Maps: U.S. climate trends
Our climate is changing and one of the most straightforward ways to understand these changes is by examining linear trends. In climate, to determine the linear trend we plot data values by when they occurred in the past and then determining a “best fit” line through that data. The slope of the line gives us the trend. Using this method we know that the since 1895 the contiguous U.S. temperature has warmed at rate of 1.45 °F per century.
However, temperatures are not warming uniformly in space or time. The cold parts of the day (nights), cold parts of the year (winter), and cold parts of the world (high latitudes) tend to be warming the fastest. To help our users understand how different times and places are warming at different rates, NCEI has created trend maps for the contiguous U.S. of average temperature, minimum temperature (nighttime lows), maximum temperature (afternoon highs), and precipitation for the annual period and each month and season. The maps are created in a method similar to the linear trend analysis described above, but for each grid box in NCEI’s nClimgrid 5km gridded dataset. This Beyond the Data post will explore these new maps and explain some of the findings when we spatially examine trends across the Lower 48.

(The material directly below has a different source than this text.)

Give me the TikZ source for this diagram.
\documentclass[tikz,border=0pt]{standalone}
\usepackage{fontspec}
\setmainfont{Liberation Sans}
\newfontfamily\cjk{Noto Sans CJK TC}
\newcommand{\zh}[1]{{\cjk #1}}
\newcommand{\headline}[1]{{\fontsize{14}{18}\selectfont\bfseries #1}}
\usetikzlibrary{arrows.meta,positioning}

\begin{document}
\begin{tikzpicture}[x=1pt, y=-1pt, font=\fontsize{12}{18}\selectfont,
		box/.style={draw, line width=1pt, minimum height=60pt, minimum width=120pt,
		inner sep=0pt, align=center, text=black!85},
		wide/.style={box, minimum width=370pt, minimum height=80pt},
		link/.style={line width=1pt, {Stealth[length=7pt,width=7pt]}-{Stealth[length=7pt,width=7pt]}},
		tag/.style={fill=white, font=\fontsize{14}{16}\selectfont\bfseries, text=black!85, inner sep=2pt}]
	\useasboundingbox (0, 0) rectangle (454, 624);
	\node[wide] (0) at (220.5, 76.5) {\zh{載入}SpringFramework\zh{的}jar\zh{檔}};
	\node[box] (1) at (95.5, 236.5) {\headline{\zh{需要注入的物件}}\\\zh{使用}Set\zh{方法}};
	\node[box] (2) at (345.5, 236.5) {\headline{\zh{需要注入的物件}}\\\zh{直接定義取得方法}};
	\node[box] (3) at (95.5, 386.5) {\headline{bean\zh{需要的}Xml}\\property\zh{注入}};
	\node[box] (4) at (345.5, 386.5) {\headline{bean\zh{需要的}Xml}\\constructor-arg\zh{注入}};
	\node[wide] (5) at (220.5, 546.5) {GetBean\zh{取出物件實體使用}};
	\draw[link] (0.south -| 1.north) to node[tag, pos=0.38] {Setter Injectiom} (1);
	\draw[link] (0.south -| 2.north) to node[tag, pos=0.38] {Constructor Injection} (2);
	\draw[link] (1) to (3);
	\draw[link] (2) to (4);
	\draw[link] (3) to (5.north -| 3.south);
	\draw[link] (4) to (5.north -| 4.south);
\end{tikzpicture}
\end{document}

The curious case of February
In addition to creating trend maps for the different temperature and precipitation variables, we also produce trends maps for two different periods of record – the last 30 years (1987-2016) and the entire period of record (1895-2016). Depending on what a user might be interested in understanding, they might find utility in one or both of the time periods. For example, an electric power company might be interested in recent changes in temperature, while an ecologist trying to understand changes in migratory patterns might be more interested in the entire period of record.